Money just doesn't matter to me. I don't even notice how others are paid as long as I have enough to get along. I care more about the benefits, childcare, maternal and paternal leave, retirement contributions, good med and dental benefits.

From:  just don't care |  July 17, 2010
Community

I just don't get it, when they lay out criteria for success and women go ahead and carry out their agendas, and then they use some other criteria to reward men more. How they play the game, how much another organization wants to hire them, how much they are willing to ignore their families and work day and night, even publication at the expense of teaching. Why have criteria? Just to mislead women?

From:  flummoxed |  July 17, 2010
Community

A. I always hung out with boys growing up, and so it seems natural to me to hang out with men now. I'm not uncomfortable in such as setting, in fact, I might be more uncomfortable in an all female science discussion. Would the scientists be wearing Jimmy Choo shoes or chatting about lip gloss? That's totally not my scene.

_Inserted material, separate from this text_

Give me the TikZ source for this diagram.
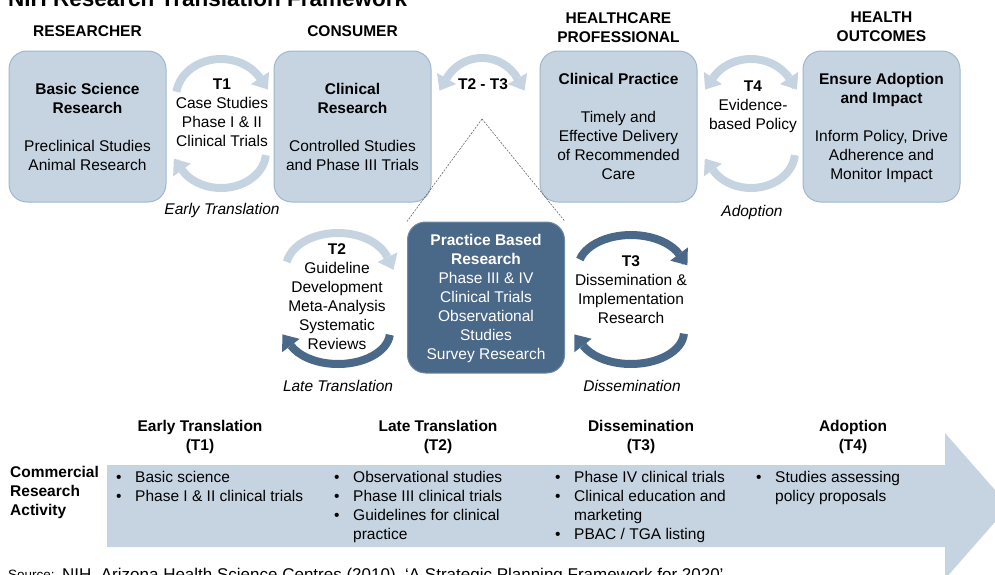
\documentclass[tikz,border=0pt]{standalone}
\usepackage{fontspec}
\setmainfont{Liberation Sans}
\usetikzlibrary{arrows.meta}
\definecolor{boxfill}{RGB}{198,212,226}
\definecolor{boxline}{RGB}{160,182,204}
\definecolor{darkfill}{RGB}{74,104,136}
\definecolor{darkline}{RGB}{110,138,166}
\definecolor{arclight}{RGB}{198,212,226}
\definecolor{arcdark}{RGB}{74,104,136}
\definecolor{bandfill}{RGB}{198,212,226}
\newcommand\myb{\makebox[19pt][l]{\textbullet}}
\newcommand\myi{\hspace*{19pt}}
\begin{document}
\begin{tikzpicture}[x=1pt,y=-1pt,
  >={Triangle[width=22pt,length=14pt,line width=0pt]},
  txt/.style={font=\fontsize{15.5}{19}\selectfont, align=center, inner sep=0pt,
    execute at begin node=\strut, execute at end node=\strut},
  hd/.style={txt, font=\fontsize{15.5}{19}\selectfont\bfseries},
  lbl/.style={txt, font=\fontsize{15.5}{19}\selectfont\itshape},
  box/.style={draw=boxline, fill=boxfill, line width=1pt, rounded corners=18pt,
    minimum width=157pt, minimum height=151pt, inner sep=0pt},
  darkbox/.style={box, draw=darkline, fill=darkfill},
  lightarc/.style={draw=arclight, line width=8pt},
  darkarc/.style={draw=arcdark, line width=8pt},
  dashline/.style={draw=black!60, line width=0.6pt, dash pattern=on 2pt off 1.3pt},
  bullets/.style={txt, align=left, anchor=north west}]
\useasboundingbox (0,0) rectangle (995,574);
\clip (0,0) rectangle (995,574);

% title (clipped at top)
\node[anchor=base west, inner sep=0pt, font=\fontsize{22.5}{27}\selectfont\bfseries] (title) at (8,6) {NIH Research Translation Framework};

% column headers
\node[hd] (hres) at (87.5,33) {RESEARCHER};
\node[hd] (hcon) at (352.5,33) {CONSUMER};
\node[hd] (hhcp) at (618.5,30) {HEALTHCARE\\PROFESSIONAL};
\node[hd] (hout) at (881.5,30) {HEALTH\\OUTCOMES};

% boxes
\node[box] (bsr) at (87.5,126.5) {};
\node[box] (cr) at (352.5,126.5) {};
\node[box] (cp) at (618.5,126.5) {};
\node[box] (eai) at (881.5,126.5) {};
\node[darkbox] (pbr) at (486,297.5) {};

\node[txt] (bsrt) at (87.5,129.5) {\textbf{Basic Science}\\\textbf{Research}\\[19pt]Preclinical Studies\\Animal Research};
\node[txt] (crt) at (352.5,129.5) {\textbf{Clinical}\\\textbf{Research}\\[19pt]Controlled Studies\\and Phase III Trials};
\node[txt] (cpt) at (618.5,129.5) {\textbf{Clinical Practice}\\[19pt]Timely and\\Effective Delivery\\of Recommended\\Care};
\node[txt] (eait) at (881.5,129.5) {\textbf{Ensure Adoption}\\\textbf{and Impact}\\[19pt]Inform Policy, Drive\\Adherence and\\Monitor Impact};
\node[txt, text=white] (pbrt) at (486,300) {\textbf{Practice Based}\\\textbf{Research}\\Phase III \& IV\\Clinical Trials\\Observational\\Studies\\Survey Research};

% dashed callout
\coordinate (apex) at (482,119);
\draw[dashline] (apex) -- (pbr.north west);
\draw[dashline] (apex) -- (pbr.north east);

% T1 arcs
\draw[lightarc,->] (176.44,91.71) arc[start angle=-172,end angle=-30,x radius=45,y radius=38] -- ++(55.6:14);
\draw[lightarc,->] (265.83,155.14) arc[start angle=5,end angle=150,x radius=45,y radius=36] -- ++(-125.8:14);
% T2 - T3 arc
\draw[lightarc,<->] (439.49,90.62) -- (446.49,78.5) arc[start angle=-150,end angle=-30,radius=41] -- ++(60:14);
% T4 arcs
\draw[lightarc,<->] (705.1,89.63) -- (712.9,78) arc[start angle=-150,end angle=-30,x radius=44,y radius=38] -- ++(56.2:14);
\draw[lightarc,->] (794.83,155.14) arc[start angle=5,end angle=150,x radius=44,y radius=36] -- ++(-125.2:14);
% T2 arcs
\draw[lightarc,->] (286.79,261.92) arc[start angle=-170,end angle=-18,x radius=52,y radius=35] -- ++(64.2:14);
\draw[darkarc,->] (389.80,334.79) arc[start angle=5,end angle=155,x radius=52,y radius=32] -- ++(-127.2:14);
% T3 arcs
\draw[darkarc,->] (579.81,259.46) arc[start angle=-165,end angle=-25,x radius=53,y radius=33] -- ++(53.2:14);
\draw[darkarc,->] (683.93,333.67) arc[start angle=3,end angle=155,x radius=53,y radius=32] -- ++(-127.7:14);

% arc texts
\node[txt] (t1) at (222,116) {\textbf{T1}\\Case Studies\\Phase I \& II\\Clinical Trials};
\node[hd] (t23) at (483,86) {T2 - T3};
\node[txt] (t4) at (753,108.5) {\textbf{T4}\\Evidence-\\based Policy};
\node[txt] (t2) at (337,299.5) {\textbf{T2}\\Guideline\\Development\\Meta-Analysis\\Systematic\\Reviews};
\node[txt] (t3) at (631,292) {\textbf{T3}\\Dissemination \&\\Implementation\\Research};

% italic labels
\node[lbl] (lt1) at (222,211) {Early Translation};
\node[lbl] (lt4) at (752,213) {Adoption};
\node[lbl] (lt2) at (338,388) {Late Translation};
\node[lbl] (lt3) at (632,388) {Dissemination};

% big arrow band
\fill[bandfill] (107,465) -- (945,465) -- (945,433) -- (1009,506) -- (945,579) -- (945,547) -- (107,547) -- cycle;

% band headers
\node[hd] (ce1) at (200,438.5) {Early Translation\\(T1)};
\node[hd] (ce2) at (438,438.5) {Late Translation\\(T2)};
\node[hd] (ce3) at (641,438.5) {Dissemination\\(T3)};
\node[hd] (ce4) at (853,438.5) {Adoption\\(T4)};

\node[hd, align=left, anchor=west] (cra) at (10,494) {Commercial\\Research\\Activity};

% bullets
\node[bullets] (col1) at (116,471) {\myb Basic science\\\myb Phase I \& II clinical trials};
\node[bullets] (col2) at (334,471) {\myb Observational studies\\\myb Phase III clinical trials\\\myb Guidelines for clinical\\\myi practice};
\node[bullets] (col3) at (555,471) {\myb Phase IV clinical trials\\\myb Clinical education and\\\myi marketing\\\myb PBAC / TGA listing};
\node[bullets] (col4) at (756,471) {\myb Studies assessing\\\myi policy proposals};

% source (clipped at bottom)
\node[anchor=base west, inner sep=0pt, font=\fontsize{13.5}{17}\selectfont] (srcl) at (8,579) {Source:};
\node[anchor=base west, inner sep=0pt, font=\fontsize{17}{19}\selectfont] (srct) at (62,580) {NIH, Arizona Health Science Centres (2010), ‘A Strategic Planning Framework for 2020’};
\end{tikzpicture}
\end{document}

From:  tomboy biologist |  July 16, 2010
Community

B. I agree with hmcbride, you can smell the testosterone. Points are made in the discussion for competition, not for science. At that point, I try to go out for coffee or a bathroom break and come back later if that's possible. Otherwise, I think about experiments I want to do and try to isolate my mind from the conflict.
FBP

From:  Female Biology Professor |  July 16, 2010
Community

B. As much as I'd like to say otherwise, I've been in male dominated fields as a graduate student and postdoc and the meeting tone is much more aggressive when you get a male ratio above 5:1 males to females. I've been at some conferences where it has been 9:1. You can smell the testosterone in the room. And you can't fight natural physiology which is telling you there's danger in the air for a female at that point. Did it make me not enjoy myself, not necessarily. I still had a good time for the most part but it gets old having to act more aggressive to fit in. It's just plain more exhausting. Now that I don't have to care what those good old boys think when I go to meetings since I don't rely on them for reviewing papers and grants, I can just relax and be myself. World of difference in my enjoyment level!

From:  hmcbride2000 |  July 14, 2010
Community

C. I rarely go to the big meetings in my field. It's not all about the gender ratio though, it's partly because I can't find the few people in the field that I know. It works a lot better at small meetings like Gordon and Keystone conferences.